According to the company’s press release, the move could have sweeping implications for industries like finance, banking, and digital payments.
Under a multi-year agreement, IBM will deploy a large-scale cluster of AMD Instinct MI300X GPUs on IBM Cloudto help Zyphra train frontier multimodal foundation models — systems that process language, vision, and audio together.
The collaboration combines IBM’s cloud capabilities with AMD’s silicon expertise and Zyphra’s research focus on open-source “superintelligence” — AI designed to learn, adapt, and reason more like humans.
Building the brains behind the next AI wave

Open-source superintelligence company leverages new integrated capabilities for AMD training clusters on IBM Cloud
Zyphra, which recently secured a Series A funding round at a $1 billion valuation, is developing a new class of AI models that integrate long-term memory and continual learning — traits essential for AI systems that must adapt in real time. Its flagship initiative, Maia, aims to become a general-purpose “superagent” capable of supporting knowledge workers across sectors, including finance and enterprise services.
“This collaboration marks the first time AMD’s full-stack training platform—spanning compute through networking — has been successfully integrated and scaled on IBM Cloud, and Zyphra is honored to lead the way in developing frontier models with AMD silicon on IBM Cloud,” said Krithik Puthalath, CEO and Chairman of Zyphra. “We’re excited to partner with IBM and AMD to power the next era of open-source, enterprise superintelligence.”
The deployment, which began in early September, represents the first large-scale dedicated AI training cluster on IBM Cloud using AMD’s new hardware stack — including AMD Pensando Pollara 400 AI NICs and Ortano DPUs.

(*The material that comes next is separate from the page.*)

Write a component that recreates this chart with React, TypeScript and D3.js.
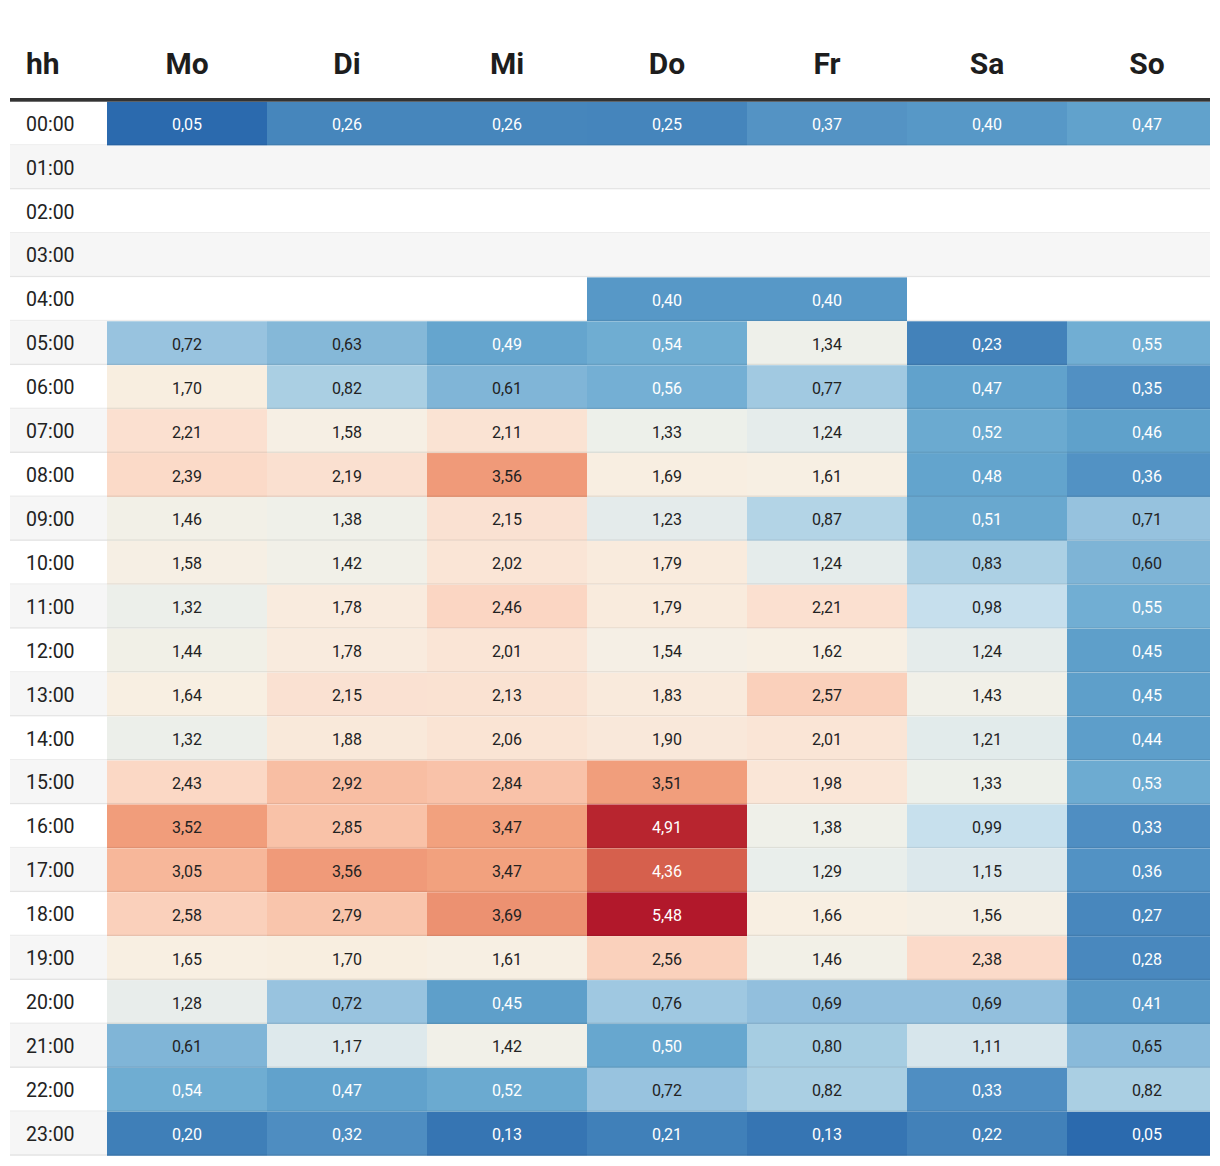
import React from "react";
import * as d3 from "d3";

const days = ["Mo", "Di", "Mi", "Do", "Fr", "Sa", "So"];
const hours = d3.range(24).map((h) => String(h).padStart(2, "0") + ":00");

const values: (number | null)[][] = [
  [0.05, 0.26, 0.26, 0.25, 0.37, 0.4, 0.47],
  [null, null, null, null, null, null, null],
  [null, null, null, null, null, null, null],
  [null, null, null, null, null, null, null],
  [null, null, null, 0.4, 0.4, null, null],
  [0.72, 0.63, 0.49, 0.54, 1.34, 0.23, 0.55],
  [1.7, 0.82, 0.61, 0.56, 0.77, 0.47, 0.35],
  [2.21, 1.58, 2.11, 1.33, 1.24, 0.52, 0.46],
  [2.39, 2.19, 3.56, 1.69, 1.61, 0.48, 0.36],
  [1.46, 1.38, 2.15, 1.23, 0.87, 0.51, 0.71],
  [1.58, 1.42, 2.02, 1.79, 1.24, 0.83, 0.6],
  [1.32, 1.78, 2.46, 1.79, 2.21, 0.98, 0.55],
  [1.44, 1.78, 2.01, 1.54, 1.62, 1.24, 0.45],
  [1.64, 2.15, 2.13, 1.83, 2.57, 1.43, 0.45],
  [1.32, 1.88, 2.06, 1.9, 2.01, 1.21, 0.44],
  [2.43, 2.92, 2.84, 3.51, 1.98, 1.33, 0.53],
  [3.52, 2.85, 3.47, 4.91, 1.38, 0.99, 0.33],
  [3.05, 3.56, 3.47, 4.36, 1.29, 1.15, 0.36],
  [2.58, 2.79, 3.69, 5.48, 1.66, 1.56, 0.27],
  [1.65, 1.7, 1.61, 2.56, 1.46, 2.38, 0.28],
  [1.28, 0.72, 0.45, 0.76, 0.69, 0.69, 0.41],
  [0.61, 1.17, 1.42, 0.5, 0.8, 1.11, 0.65],
  [0.54, 0.47, 0.52, 0.72, 0.82, 0.33, 0.82],
  [0.2, 0.32, 0.13, 0.21, 0.13, 0.22, 0.05],
];

const colorStops = [0.05, 0.2, 0.35, 0.46, 0.55, 0.63, 0.72, 0.82, 0.98, 1.15, 1.34, 1.65, 2.35, 3.45, 4.36, 4.9, 5.48];
const colorRange = [
  "#2b6aae",
  "#3f7fb8",
  "#5190c3",
  "#5fa1cb",
  "#71aed3",
  "#85b8d8",
  "#98c3df",
  "#aacfe3",
  "#c6dfed",
  "#dce8ec",
  "#eef0ea",
  "#f8efe2",
  "#fbdccb",
  "#f3a27f",
  "#d6604d",
  "#b8252f",
  "#b2182b",
];

const color = d3
  .scaleLinear<string>()
  .domain(colorStops)
  .range(colorRange)
  .interpolate(d3.interpolateLab)
  .clamp(true);

const fmt = (v: number) => v.toFixed(2).replace(".", ",");

export default function App() {
  const W = 1220;
  const H = 1166;
  const left = 10;
  const right = 1210;
  const top = 101.7;
  const rowH = 43.92;
  const x = d3.scaleBand<string>().domain(days).range([107, 1227]);
  const y = d3.scaleBand<string>().domain(hours).range([top, top + rowH * 24]);
  const font = "Roboto, 'Noto Sans', sans-serif";

  return (
    <svg
      width={W}
      height={H}
      style={{ position: "absolute", left: 0, top: 0, background: "#fff" }}
      fontFamily={font}
    >
      <defs>
        <clipPath id="tbl">
          <rect x={left} y={0} width={right - left} height={H} />
        </clipPath>
      </defs>
      {/* header */}
      <text x={26} y={74} fontSize={30} fontWeight={700} fill="#1d1d1d">
        hh
      </text>
      {days.map((d) => (
        <text
          key={d}
          x={x(d)! + x.bandwidth() / 2}
          y={74}
          fontSize={30}
          fontWeight={700}
          fill="#1d1d1d"
          textAnchor="middle"
        >
          {d}
        </text>
      ))}
      <g clipPath="url(#tbl)">
        {hours.map((h, i) => {
          const yy = y(h)!;
          return (
            <g key={h}>
              <rect
                x={left}
                y={yy}
                width={right - left}
                height={rowH}
                fill={i % 2 === 1 ? "#f6f6f6" : "#ffffff"}
              />
              {days.map((d, j) => {
                const v = values[i][j];
                if (v == null) return null;
                return (
                  <rect
                    key={d}
                    x={x(d)!}
                    y={yy}
                    width={x.bandwidth()}
                    height={rowH}
                    fill={color(v)}
                  />
                );
              })}
              <rect
                x={left}
                y={yy + rowH - 1.5}
                width={right - left}
                height={1.5}
                fill="rgba(0,0,0,0.07)"
              />
            </g>
          );
        })}
        {hours.map((h, i) => {
          const yy = y(h)! + rowH / 2;
          return (
            <g key={"t" + h}>
              <text x={26} y={yy + 7} fontSize={19.5} fill="#222">
                {h}
              </text>
              {days.map((d, j) => {
                const v = values[i][j];
                if (v == null) return null;
                const light = v < 0.58 || v > 4.0;
                return (
                  <text
                    key={d}
                    x={x(d)! + x.bandwidth() / 2}
                    y={yy + 6.5}
                    fontSize={16}
                    textAnchor="middle"
                    fill={light ? "#ffffff" : "#222222"}
                  >
                    {fmt(v)}
                  </text>
                );
              })}
            </g>
          );
        })}
      </g>
      <rect x={left} y={98} width={right - left} height={3.7} fill="#333333" />
    </svg>
  );
}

Expansion is already planned for 2026.
Why fintech firms should pay attention

For fintech companies — from neobanks to digital lenders and payments startups — the implications are profound.
The same high-performance infrastructure that trains multimodal models for research can also power smarter fraud detection, real-time risk analysis, automated financial advice, and hyper-personalized customer experiences.

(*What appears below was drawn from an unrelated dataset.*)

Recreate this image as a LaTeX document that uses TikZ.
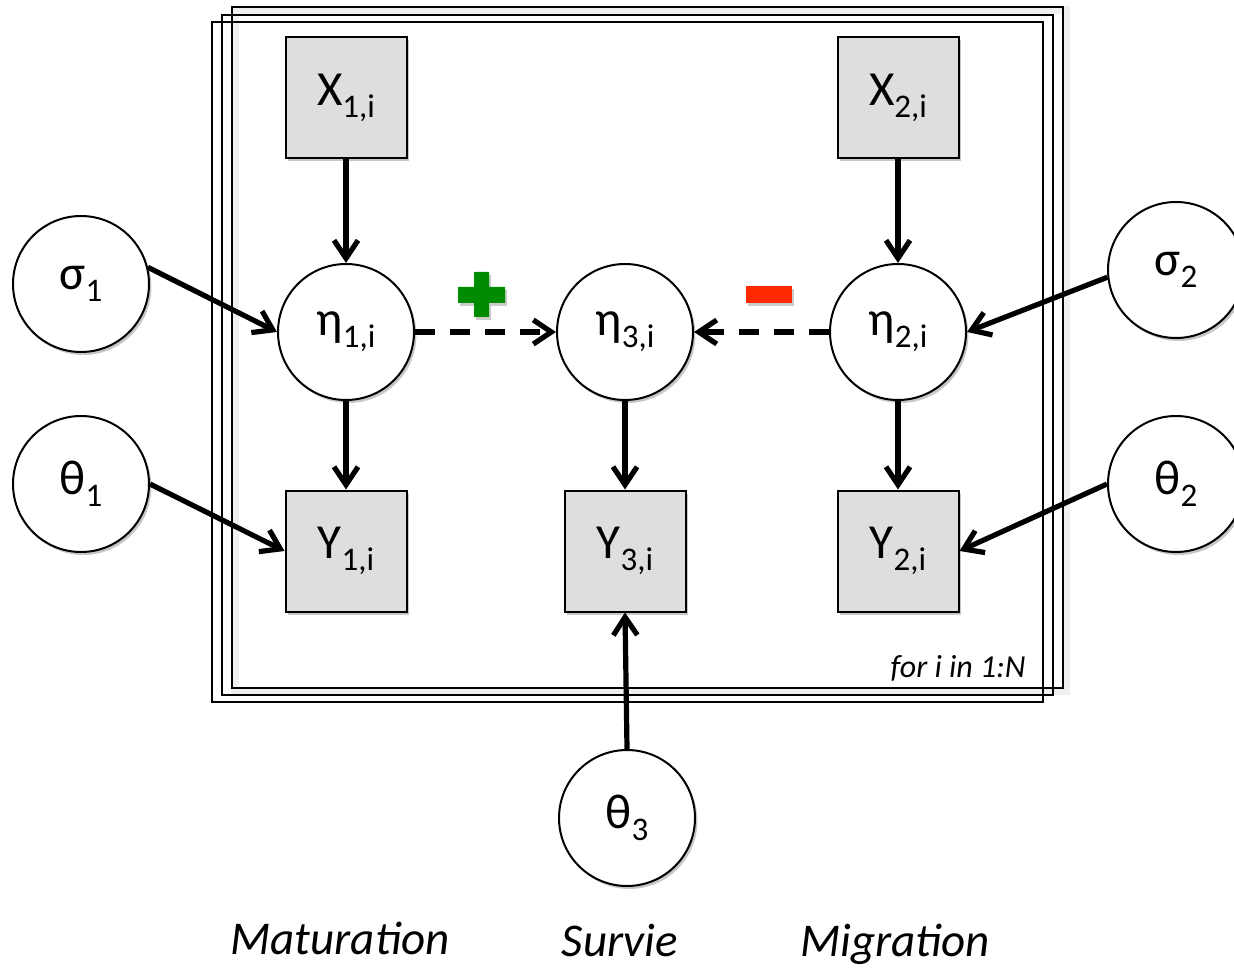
\documentclass[tikz,border=0pt]{standalone}
\usepackage{fontspec}
\setmainfont{Carlito}
\usetikzlibrary{arrows.meta,shadows}
\definecolor{boxgray}{RGB}{222,222,222}
\definecolor{plusgreen}{RGB}{0,140,0}
\definecolor{minusred}{RGB}{255,40,0}
\newcommand{\mysub}[1]{\raisebox{-6pt}{\fontsize{16.5}{19}\selectfont #1}}
\begin{document}
\begin{tikzpicture}[x=0.5pt,y=-0.5pt,
  sh/.style={drop shadow={shadow xshift=1.2pt,shadow yshift=-1.5pt,opacity=0.22,fill=black}},
  obsbox/.style={draw,line width=1pt,fill=boxgray,minimum size=60.5pt,inner sep=0pt,sh,font=\fontsize{24.5}{28}\selectfont},
  latent/.style={circle,draw,line width=1pt,fill=white,minimum size=68pt,inner sep=0pt,sh,font=\fontsize{24.5}{28}\selectfont},
  plate/.style={draw,line width=1pt},
  arr/.style={line width=2.6pt,-{Straight Barb[length=9pt,width=12pt,line width=2.6pt]}},
  darr/.style={arr,dash pattern=on 10pt off 7.5pt},
  lab/.style={font=\fontsize{23.5}{27}\selectfont\itshape,inner sep=0pt},
  markshadow/.style={drop shadow={shadow xshift=1pt,shadow yshift=-1.5pt,opacity=0.2,fill=black}}
]
\useasboundingbox (0,0) rectangle (1234,967);
% plates
\draw[plate,black!6,line width=4pt] (235,10) rectangle (1066,691);
\draw[plate] (232,7) rectangle (1063,688);
\draw[plate] (222,15) rectangle (1053,695);
\draw[plate] (212,22) rectangle (1043,702);
\node[font=\fontsize{16}{19}\selectfont\itshape,anchor=base east,inner sep=0pt] (plab) at (1026,677) {for i in 1:N};

% observed
\node[obsbox] (X1) at (346,98) {X\mysub{1,i}};
\node[obsbox] (X2) at (898,98) {X\mysub{2,i}};
\node[obsbox] (Y1) at (346,551) {Y\mysub{1,i}};
\node[obsbox] (Y3) at (625,551) {Y\mysub{3,i}};
\node[obsbox] (Y2) at (898,551) {Y\mysub{2,i}};

% latent
\node[latent] (E1) at (346,332) {η\mysub{1,i}};
\node[latent] (E3) at (625,332) {η\mysub{3,i}};
\node[latent] (E2) at (898,332) {η\mysub{2,i}};
\node[latent] (S1) at (81,284) {σ\mysub{1}};
\node[latent] (T1) at (81,484) {θ\mysub{1}};
\node[latent] (S2) at (1176,270) {σ\mysub{2}};
\node[latent] (T2) at (1176,484) {θ\mysub{2}};
\node[latent] (T3) at (627,818) {θ\mysub{3}};

% arrows
\draw[arr] (X1.south) -- (E1.north);
\draw[arr] (X2.south) -- (E2.north);
\draw[arr] (E1.south) -- (Y1.north);
\draw[arr] (E3.south) -- (Y3.north);
\draw[arr] (E2.south) -- (Y2.north);
\draw[arr] (S1.14) -- (E1.west);
\draw[arr] (T1.east) -- (Y1.west);
\draw[arr] (S2.186) -- (E2.east);
\draw[arr] (T2.west) -- (Y2.east);
\draw[arr] (T3.north) -- (Y3.south);
\draw[darr] (E1.east) -- (E3.west);
\draw[darr] (E2.west) -- (E3.east);

% plus and minus marks
\fill[plusgreen,markshadow]
  (474,272) -- (489,272) -- (489,287) -- (505,287) -- (505,303) -- (489,303) -- (489,317)
  -- (474,317) -- (474,303) -- (458,303) -- (458,287) -- (474,287) -- cycle;
\fill[minusred,markshadow] (746,286) rectangle (792,303);

% labels
\node[lab,anchor=base] (lm) at (340,954) {Maturation};
\node[lab,anchor=base] (ls) at (620,956) {Survie};
\node[lab,anchor=base] (lg) at (895,956) {Migration};
\end{tikzpicture}
\end{document}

As Alan Peacock, GM of IBM Cloud, puts it: “Scaling AI workloads faster and more efficiently is a key differentiator in achieving ROI for both established enterprises and emerging companies alike.”
For financial firms wrestling with the compute demands of large-scale generative AI, this kind of infrastructure offers a blueprint: cloud-based AI training that combines power, scalability, and security. With regulators increasingly scrutinizing how AI models make decisions, the ability to build and audit open, explainable systems — as Zyphra advocates — could give fintech innovators a competitive edge.
Redefining the AI stack

AMD’s Philip Guido, EVP and Chief Commercial Officer, said the collaboration represents “a new standard in AI infrastructure,” one that blends IBM’s enterprise cloud expertise with AMD’s leadership in high-performance computing.

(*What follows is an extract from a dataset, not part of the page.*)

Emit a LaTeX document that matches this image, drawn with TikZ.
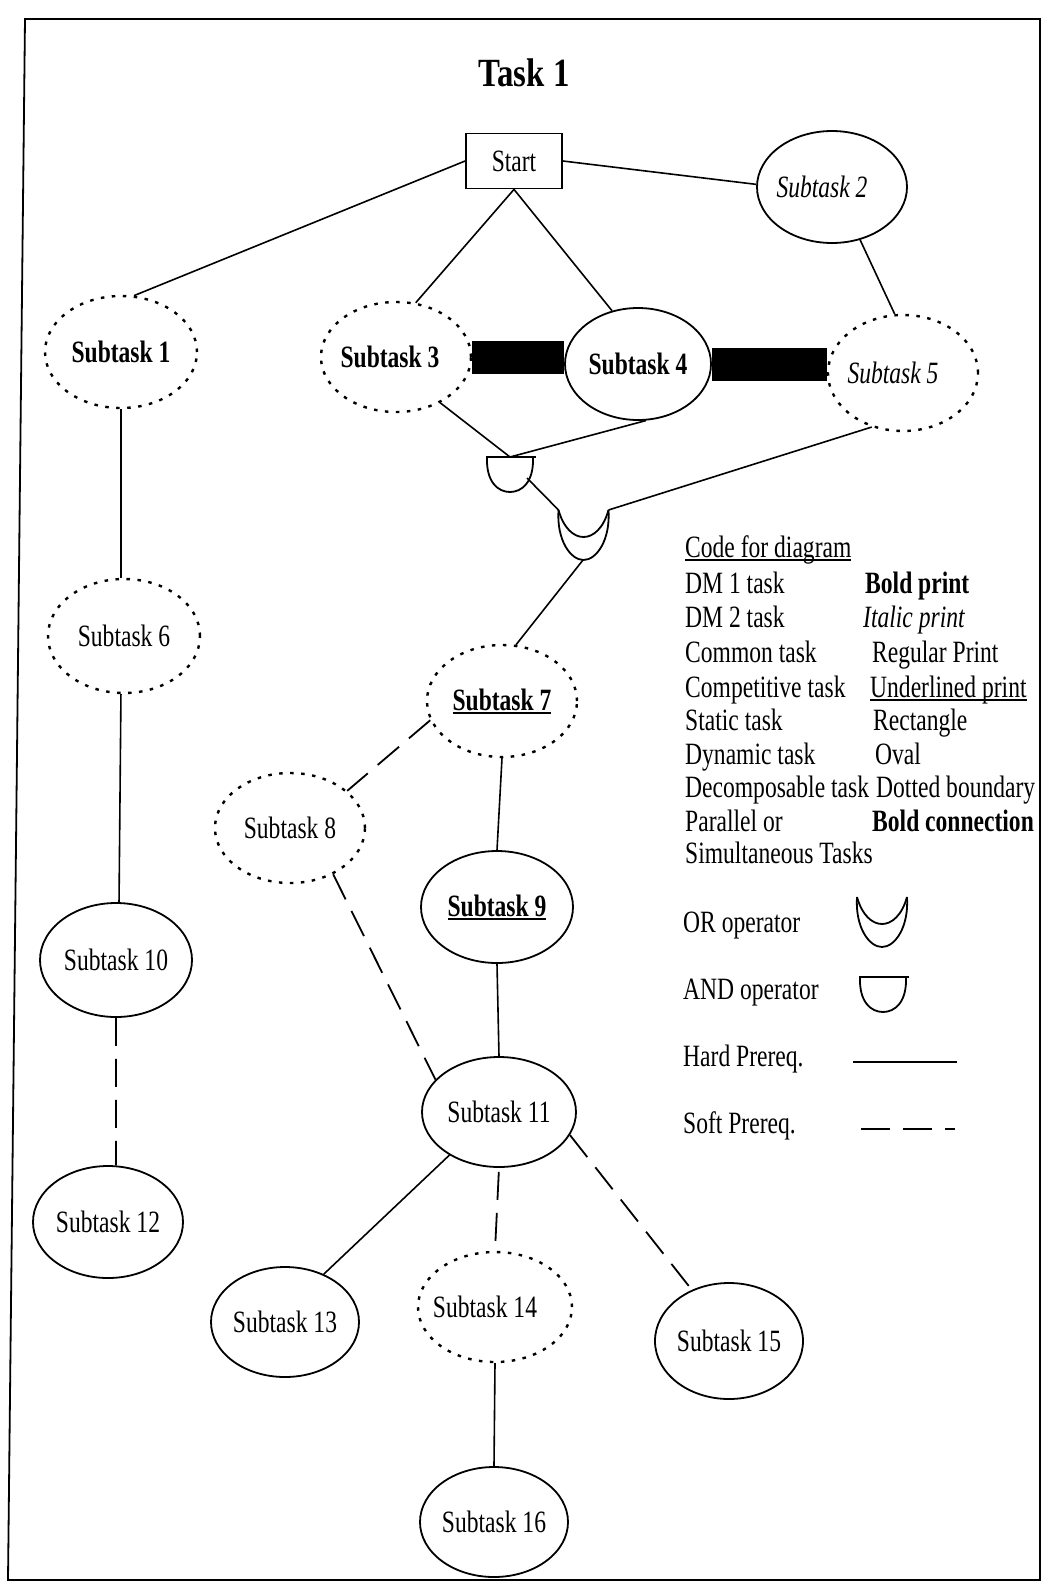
\documentclass[tikz,border=0pt]{standalone}
\usepackage{fontspec}
\setmainfont{Liberation Serif}[FakeStretch=0.76]
\newfontfamily\titlefont{Liberation Serif}[FakeStretch=0.82]
\usetikzlibrary{shapes.geometric}
\newcommand\myul[1]{\setbox0\hbox{#1}\rlap{\rule[-3.5pt]{\wd0}{1.5pt}}\box0}
\newcommand\offtxt[2]{\makebox[0pt]{\hspace*{#1}#2}}
\tikzset{
  txt/.style={font=\fontsize{31}{33}\selectfont},
  task/.style={ellipse, draw, line width=1.8pt, inner sep=0pt, txt},
  decomp/.style={task, line width=2.4pt, dash pattern=on 3.5pt off 7.5pt},
  static/.style={rectangle, draw, line width=1.8pt, inner sep=0pt, txt},
  hard/.style={line width=1.6pt},
  soft/.style={line width=1.8pt, dash pattern=on 28pt off 13pt},
  boldconn/.style={line width=33pt},
  legend/.style={anchor=base west, inner sep=0pt, txt},
  gate/.style={line width=1.8pt},
  andgate/.pic={
    \draw[gate] (-23,0) .. controls (-24,25) and (-12,35) .. (0,35) .. controls (12,35) and (24,25) .. (23,0);
    \draw[line width=2.4pt] (-24,0) -- (26,0);
  },
  orgate/.pic={
    \draw[gate] (-25,0) .. controls (-27,30) and (-13,50) .. (0,50) .. controls (13,50) and (27,30) .. (25,0);
    \draw[gate] (-25,0) .. controls (-20,18) and (-10,27) .. (0,27) .. controls (10,27) and (20,18) .. (25,0);
  }
}
\begin{document}
\begin{tikzpicture}[x=1pt,y=-1pt]
\useasboundingbox (0,0) rectangle (1043,1583);
\draw[line width=1.8pt] (25,19) -- (1040,19) -- (1040,1580) -- (8,1580) -- cycle;

\node[font=\titlefont\bfseries\fontsize{40}{44}\selectfont, inner sep=0pt] (title) at (524,73) {Task 1};

% nodes
\node[static, minimum width=96pt, minimum height=55pt] (start) at (514,161) {Start};
\node[decomp, minimum width=152pt, minimum height=112pt] (s1) at (121,352) {\bfseries Subtask 1};
\node[task, minimum width=150pt, minimum height=112pt] (s2) at (832,187) {\itshape\offtxt{-20pt}{Subtask 2}};
\node[decomp, minimum width=150pt, minimum height=110pt] (s3) at (396,357) {\bfseries\offtxt{-12pt}{Subtask 3}};
\node[task, minimum width=146pt, minimum height=112pt] (s4) at (638,364) {\bfseries Subtask 4};
\node[decomp, minimum width=150pt, minimum height=116pt] (s5) at (903,373) {\itshape\offtxt{-20pt}{Subtask 5}};
\node[decomp, minimum width=152pt, minimum height=114pt] (s6) at (124,636) {Subtask 6};
\node[decomp, minimum width=150pt, minimum height=112pt] (s7) at (502,701) {\bfseries\myul{Subtask 7}};
\node[decomp, minimum width=150pt, minimum height=110pt] (s8) at (290,828) {Subtask 8};
\node[task, minimum width=152pt, minimum height=112pt] (s9) at (497,907) {\bfseries\myul{Subtask 9}};
\node[task, minimum width=152pt, minimum height=114pt] (s10) at (116,960) {Subtask 10};
\node[task, minimum width=154pt, minimum height=110pt] (s11) at (499,1112) {Subtask 11};
\node[task, minimum width=150pt, minimum height=112pt] (s12) at (108,1222) {Subtask 12};
\node[task, minimum width=148pt, minimum height=110pt] (s13) at (285,1322) {Subtask 13};
\node[decomp, minimum width=154pt, minimum height=110pt] (s14) at (495,1307) {\offtxt{-20pt}{Subtask 14}};
\node[task, minimum width=148pt, minimum height=116pt] (s15) at (729,1341) {Subtask 15};
\node[task, minimum width=148pt, minimum height=110pt] (s16) at (494,1522) {Subtask 16};

% gates
\pic (andg) at (510,457) {andgate};
\pic (org) at (583.5,510) {orgate};
\coordinate (andin) at (510,457);
\coordinate (andout) at (527,478);
\coordinate (orl) at (558.5,510);
\coordinate (orr) at (608.5,510);
\coordinate (orout) at (583,560);

% bold (parallel) connections
\draw[boldconn] (s3.east) -- (s3.east -| s4.west);
\draw[boldconn] (s4.east) -- (s4.east -| s5.west);

% hard prerequisites
\draw[hard] (start.west) -- (s1.77);
\draw[hard] (start.south) -- (s3.70);
\draw[hard] (start.south) -- (s4.116);
\draw[hard] (start.east) -- (s2.178);
\draw[hard] (s2.-62) -- (s5.98);
\draw[hard] (s3.-46) -- (andin);
\draw[hard] (s4.-82) -- (andin);
\draw[hard] (andout) -- (orl);
\draw[hard] (s5.-120) -- (orr);
\draw[hard] (orout) -- (s7.76);
\draw[hard] (s7.south) -- (s9.north);
\draw[hard] (s9.south) -- (s11.north);
\draw[hard] (s1.south) -- (s6.93);
\draw[hard] (s6.-93) -- (s10.87);
\draw[hard] (s11.221) -- (s13.51);
\draw[hard] (s14.south) -- (s16.north);

% soft prerequisites
\draw[soft] (s7.195) -- (s8.33);
\draw[soft] (s8.-47) -- (s11.153);
\draw[soft] (s10.south) -- (s12.82);
\draw[soft, shorten <=4pt, shorten >=10pt] (s11.south) -- (s14.north);
\draw[soft] (s11.-18) -- (s15.126);

% legend
\node[legend] (lcode) at (685,557) {\myul{Code for diagram}};
\node[legend] (l1) at (685,593) {DM 1 task};
\node[legend] (r1) at (865,593) {\bfseries Bold print};
\node[legend] (l2) at (685,627) {DM 2 task};
\node[legend] (r2) at (863,627) {\itshape Italic print};
\node[legend] (l3) at (685,662) {Common task};
\node[legend] (r3) at (872,662) {Regular Print};
\node[legend] (l4) at (685,697) {Competitive task};
\node[legend] (r4) at (870,697) {\myul{Underlined print}};
\node[legend] (l5) at (685,730) {Static task};
\node[legend] (r5) at (873,730) {Rectangle};
\node[legend] (l6) at (685,764) {Dynamic task};
\node[legend] (r6) at (875,764) {Oval};
\node[legend] (l7) at (685,797) {Decomposable task};
\node[legend] (r7) at (876,797) {Dotted boundary};
\node[legend] (l8) at (685,831) {Parallel or};
\node[legend] (r8) at (872,831) {\bfseries Bold connection};
\node[legend] (l9) at (685,863) {Simultaneous Tasks};
\node[legend] (l10) at (683,932) {OR operator};
\pic (legor) at (882,897) {orgate};
\node[legend] (l11) at (683,999) {AND operator};
\pic (legand) at (883,977) {andgate};
\node[legend] (l12) at (683,1066) {Hard Prereq.};
\coordinate (h1) at (853,1062);
\coordinate (h2) at (957,1062);
\draw[hard] (h1) -- (h2);
\node[legend] (l13) at (683,1133) {Soft Prereq.};
\coordinate (d1) at (861,1129);
\coordinate (d2) at (955,1129);
\draw[soft, dash pattern=on 29pt off 13pt] (d1) -- (d2);
\end{tikzpicture}
\end{document}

The combined platform is not just about raw speed; it’s about energy efficiency and adaptability. As fintech companies look to deploy AI more responsibly — whether in credit scoring, investment algorithms, or compliance monitoring — efficiency translates to lower costs and smaller environmental footprints.
The IBM-AMD partnership is already expanding into quantum-centric supercomputing, an emerging field that merges quantum and classical processing. Such advances could eventually enable quantum-safe encryption and ultra-accurate simulations of financial systems, both potential game-changers for the fintech sector.
A foundation for open, responsible AI

Zyphra’s open-source approach aligns with a broader trend toward transparency and collaboration in AI, which mirrors the open-finance movement reshaping banking. By developing its “superintelligence” framework in the open, Zyphra could democratize access to advanced AI tools — allowing smaller fintech players to compete with deep-pocketed incumbents.
As financial institutions race to adopt generative AI, this collaboration offers a glimpse of what’s next: AI infrastructure built not just for performance, but for openness, explainability, and scale.
In the coming years, the convergence of AI infrastructure, open science, and financial innovation may determine which companies define the next era of digital finance — and which are left struggling to catch up.